OBJECTIVE - Repeat the listing in full, preserving every character.

== GIVEN MATERIAL

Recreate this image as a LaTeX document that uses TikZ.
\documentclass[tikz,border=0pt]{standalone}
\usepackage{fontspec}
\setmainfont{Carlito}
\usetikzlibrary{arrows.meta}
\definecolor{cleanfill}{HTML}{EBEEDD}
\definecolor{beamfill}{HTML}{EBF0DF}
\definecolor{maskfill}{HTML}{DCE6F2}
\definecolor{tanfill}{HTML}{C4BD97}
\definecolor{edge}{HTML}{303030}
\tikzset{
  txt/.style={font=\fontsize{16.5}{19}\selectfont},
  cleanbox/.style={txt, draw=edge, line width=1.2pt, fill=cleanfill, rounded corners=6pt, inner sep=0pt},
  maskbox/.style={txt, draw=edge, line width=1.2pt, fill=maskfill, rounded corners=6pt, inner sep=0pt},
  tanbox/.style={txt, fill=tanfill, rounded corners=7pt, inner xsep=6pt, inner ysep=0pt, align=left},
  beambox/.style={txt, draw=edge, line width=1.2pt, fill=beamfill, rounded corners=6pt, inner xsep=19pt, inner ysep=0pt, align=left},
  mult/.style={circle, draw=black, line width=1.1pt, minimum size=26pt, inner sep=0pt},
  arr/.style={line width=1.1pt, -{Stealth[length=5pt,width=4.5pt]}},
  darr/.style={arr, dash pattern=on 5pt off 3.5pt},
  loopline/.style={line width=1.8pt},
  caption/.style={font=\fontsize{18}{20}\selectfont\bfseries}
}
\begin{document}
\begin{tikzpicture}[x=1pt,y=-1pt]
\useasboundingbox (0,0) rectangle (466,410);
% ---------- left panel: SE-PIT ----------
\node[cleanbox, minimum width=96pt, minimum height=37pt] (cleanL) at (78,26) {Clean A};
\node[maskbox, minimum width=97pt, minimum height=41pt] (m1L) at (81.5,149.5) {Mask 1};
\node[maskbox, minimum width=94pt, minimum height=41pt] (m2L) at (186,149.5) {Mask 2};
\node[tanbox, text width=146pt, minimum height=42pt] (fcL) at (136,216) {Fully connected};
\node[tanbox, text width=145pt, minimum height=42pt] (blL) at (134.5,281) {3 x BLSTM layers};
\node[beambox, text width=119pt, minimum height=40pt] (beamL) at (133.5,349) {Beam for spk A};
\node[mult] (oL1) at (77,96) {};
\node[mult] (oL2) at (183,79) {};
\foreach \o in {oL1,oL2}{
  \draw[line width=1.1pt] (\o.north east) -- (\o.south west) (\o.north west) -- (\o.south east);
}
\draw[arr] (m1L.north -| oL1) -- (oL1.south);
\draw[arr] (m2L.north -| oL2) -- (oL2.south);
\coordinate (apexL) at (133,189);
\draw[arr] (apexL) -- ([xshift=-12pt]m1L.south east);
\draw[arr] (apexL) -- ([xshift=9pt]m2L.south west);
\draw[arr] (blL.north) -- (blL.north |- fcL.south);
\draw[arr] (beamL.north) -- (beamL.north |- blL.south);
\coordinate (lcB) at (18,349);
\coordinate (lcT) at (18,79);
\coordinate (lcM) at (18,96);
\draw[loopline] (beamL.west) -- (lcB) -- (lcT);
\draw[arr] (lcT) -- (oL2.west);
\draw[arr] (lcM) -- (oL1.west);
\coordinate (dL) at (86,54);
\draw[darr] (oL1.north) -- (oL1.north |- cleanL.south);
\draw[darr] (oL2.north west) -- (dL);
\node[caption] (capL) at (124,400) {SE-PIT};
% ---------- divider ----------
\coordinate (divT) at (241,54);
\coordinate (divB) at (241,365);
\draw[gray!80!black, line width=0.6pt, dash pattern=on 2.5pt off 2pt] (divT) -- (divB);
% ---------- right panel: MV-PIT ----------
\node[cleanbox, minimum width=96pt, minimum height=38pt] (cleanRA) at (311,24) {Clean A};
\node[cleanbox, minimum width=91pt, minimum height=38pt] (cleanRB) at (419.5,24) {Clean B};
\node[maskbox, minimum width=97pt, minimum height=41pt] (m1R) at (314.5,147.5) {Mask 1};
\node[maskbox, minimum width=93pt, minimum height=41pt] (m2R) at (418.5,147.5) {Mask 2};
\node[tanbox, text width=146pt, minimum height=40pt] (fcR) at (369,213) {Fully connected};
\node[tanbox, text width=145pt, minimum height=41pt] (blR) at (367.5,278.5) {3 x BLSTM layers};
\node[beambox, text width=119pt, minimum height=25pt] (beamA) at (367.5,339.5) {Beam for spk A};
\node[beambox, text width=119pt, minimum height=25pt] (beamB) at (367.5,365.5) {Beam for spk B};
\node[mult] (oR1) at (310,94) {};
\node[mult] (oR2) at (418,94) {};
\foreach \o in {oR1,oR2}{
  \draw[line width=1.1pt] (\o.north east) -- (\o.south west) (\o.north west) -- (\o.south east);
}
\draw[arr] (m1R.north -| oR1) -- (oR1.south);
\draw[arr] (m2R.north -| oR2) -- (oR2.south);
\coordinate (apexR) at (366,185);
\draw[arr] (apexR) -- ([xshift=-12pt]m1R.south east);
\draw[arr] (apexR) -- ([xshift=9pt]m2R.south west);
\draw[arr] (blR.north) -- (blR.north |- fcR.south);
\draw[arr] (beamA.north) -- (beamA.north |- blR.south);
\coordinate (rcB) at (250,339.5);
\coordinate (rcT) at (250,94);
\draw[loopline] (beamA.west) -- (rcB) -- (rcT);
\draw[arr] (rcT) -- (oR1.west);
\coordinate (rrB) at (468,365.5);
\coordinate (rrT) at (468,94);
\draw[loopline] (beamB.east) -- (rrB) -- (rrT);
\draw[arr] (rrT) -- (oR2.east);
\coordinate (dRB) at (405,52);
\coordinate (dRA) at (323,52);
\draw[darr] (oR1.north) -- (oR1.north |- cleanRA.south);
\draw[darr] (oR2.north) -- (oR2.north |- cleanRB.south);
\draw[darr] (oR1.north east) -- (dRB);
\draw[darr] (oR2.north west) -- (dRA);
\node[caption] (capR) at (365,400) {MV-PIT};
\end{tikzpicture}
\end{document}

====

WRITTEN SOLUTION -
Recreate this image as a LaTeX document that uses TikZ.
\documentclass[tikz,border=0pt]{standalone}
\usepackage{fontspec}
\setmainfont{Carlito}
\usetikzlibrary{arrows.meta}
\definecolor{cleanfill}{HTML}{EBEEDD}
\definecolor{beamfill}{HTML}{EBF0DF}
\definecolor{maskfill}{HTML}{DCE6F2}
\definecolor{tanfill}{HTML}{C4BD97}
\definecolor{edge}{HTML}{303030}
\tikzset{
  txt/.style={font=\fontsize{16.5}{19}\selectfont},
  cleanbox/.style={txt, draw=edge, line width=1.2pt, fill=cleanfill, rounded corners=6pt, inner sep=0pt},
  maskbox/.style={txt, draw=edge, line width=1.2pt, fill=maskfill, rounded corners=6pt, inner sep=0pt},
  tanbox/.style={txt, fill=tanfill, rounded corners=7pt, inner xsep=6pt, inner ysep=0pt, align=left},
  beambox/.style={txt, draw=edge, line width=1.2pt, fill=beamfill, rounded corners=6pt, inner xsep=19pt, inner ysep=0pt, align=left},
  mult/.style={circle, draw=black, line width=1.1pt, minimum size=26pt, inner sep=0pt},
  arr/.style={line width=1.1pt, -{Stealth[length=5pt,width=4.5pt]}},
  darr/.style={arr, dash pattern=on 5pt off 3.5pt},
  loopline/.style={line width=1.8pt},
  caption/.style={font=\fontsize{18}{20}\selectfont\bfseries}
}
\begin{document}
\begin{tikzpicture}[x=1pt,y=-1pt]
\useasboundingbox (0,0) rectangle (466,410);
% ---------- left panel: SE-PIT ----------
\node[cleanbox, minimum width=96pt, minimum height=37pt] (cleanL) at (78,26) {Clean A};
\node[maskbox, minimum width=97pt, minimum height=41pt] (m1L) at (81.5,149.5) {Mask 1};
\node[maskbox, minimum width=94pt, minimum height=41pt] (m2L) at (186,149.5) {Mask 2};
\node[tanbox, text width=146pt, minimum height=42pt] (fcL) at (136,216) {Fully connected};
\node[tanbox, text width=145pt, minimum height=42pt] (blL) at (134.5,281) {3 x BLSTM layers};
\node[beambox, text width=119pt, minimum height=40pt] (beamL) at (133.5,349) {Beam for spk A};
\node[mult] (oL1) at (77,96) {};
\node[mult] (oL2) at (183,79) {};
\foreach \o in {oL1,oL2}{
  \draw[line width=1.1pt] (\o.north east) -- (\o.south west) (\o.north west) -- (\o.south east);
}
\draw[arr] (m1L.north -| oL1) -- (oL1.south);
\draw[arr] (m2L.north -| oL2) -- (oL2.south);
\coordinate (apexL) at (133,189);
\draw[arr] (apexL) -- ([xshift=-12pt]m1L.south east);
\draw[arr] (apexL) -- ([xshift=9pt]m2L.south west);
\draw[arr] (blL.north) -- (blL.north |- fcL.south);
\draw[arr] (beamL.north) -- (beamL.north |- blL.south);
\coordinate (lcB) at (18,349);
\coordinate (lcT) at (18,79);
\coordinate (lcM) at (18,96);
\draw[loopline] (beamL.west) -- (lcB) -- (lcT);
\draw[arr] (lcT) -- (oL2.west);
\draw[arr] (lcM) -- (oL1.west);
\coordinate (dL) at (86,54);
\draw[darr] (oL1.north) -- (oL1.north |- cleanL.south);
\draw[darr] (oL2.north west) -- (dL);
\node[caption] (capL) at (124,400) {SE-PIT};
% ---------- divider ----------
\coordinate (divT) at (241,54);
\coordinate (divB) at (241,365);
\draw[gray!80!black, line width=0.6pt, dash pattern=on 2.5pt off 2pt] (divT) -- (divB);
% ---------- right panel: MV-PIT ----------
\node[cleanbox, minimum width=96pt, minimum height=38pt] (cleanRA) at (311,24) {Clean A};
\node[cleanbox, minimum width=91pt, minimum height=38pt] (cleanRB) at (419.5,24) {Clean B};
\node[maskbox, minimum width=97pt, minimum height=41pt] (m1R) at (314.5,147.5) {Mask 1};
\node[maskbox, minimum width=93pt, minimum height=41pt] (m2R) at (418.5,147.5) {Mask 2};
\node[tanbox, text width=146pt, minimum height=40pt] (fcR) at (369,213) {Fully connected};
\node[tanbox, text width=145pt, minimum height=41pt] (blR) at (367.5,278.5) {3 x BLSTM layers};
\node[beambox, text width=119pt, minimum height=25pt] (beamA) at (367.5,339.5) {Beam for spk A};
\node[beambox, text width=119pt, minimum height=25pt] (beamB) at (367.5,365.5) {Beam for spk B};
\node[mult] (oR1) at (310,94) {};
\node[mult] (oR2) at (418,94) {};
\foreach \o in {oR1,oR2}{
  \draw[line width=1.1pt] (\o.north east) -- (\o.south west) (\o.north west) -- (\o.south east);
}
\draw[arr] (m1R.north -| oR1) -- (oR1.south);
\draw[arr] (m2R.north -| oR2) -- (oR2.south);
\coordinate (apexR) at (366,185);
\draw[arr] (apexR) -- ([xshift=-12pt]m1R.south east);
\draw[arr] (apexR) -- ([xshift=9pt]m2R.south west);
\draw[arr] (blR.north) -- (blR.north |- fcR.south);
\draw[arr] (beamA.north) -- (beamA.north |- blR.south);
\coordinate (rcB) at (250,339.5);
\coordinate (rcT) at (250,94);
\draw[loopline] (beamA.west) -- (rcB) -- (rcT);
\draw[arr] (rcT) -- (oR1.west);
\coordinate (rrB) at (468,365.5);
\coordinate (rrT) at (468,94);
\draw[loopline] (beamB.east) -- (rrB) -- (rrT);
\draw[arr] (rrT) -- (oR2.east);
\coordinate (dRB) at (405,52);
\coordinate (dRA) at (323,52);
\draw[darr] (oR1.north) -- (oR1.north |- cleanRA.south);
\draw[darr] (oR2.north) -- (oR2.north |- cleanRB.south);
\draw[darr] (oR1.north east) -- (dRB);
\draw[darr] (oR2.north west) -- (dRA);
\node[caption] (capR) at (365,400) {MV-PIT};
\end{tikzpicture}
\end{document}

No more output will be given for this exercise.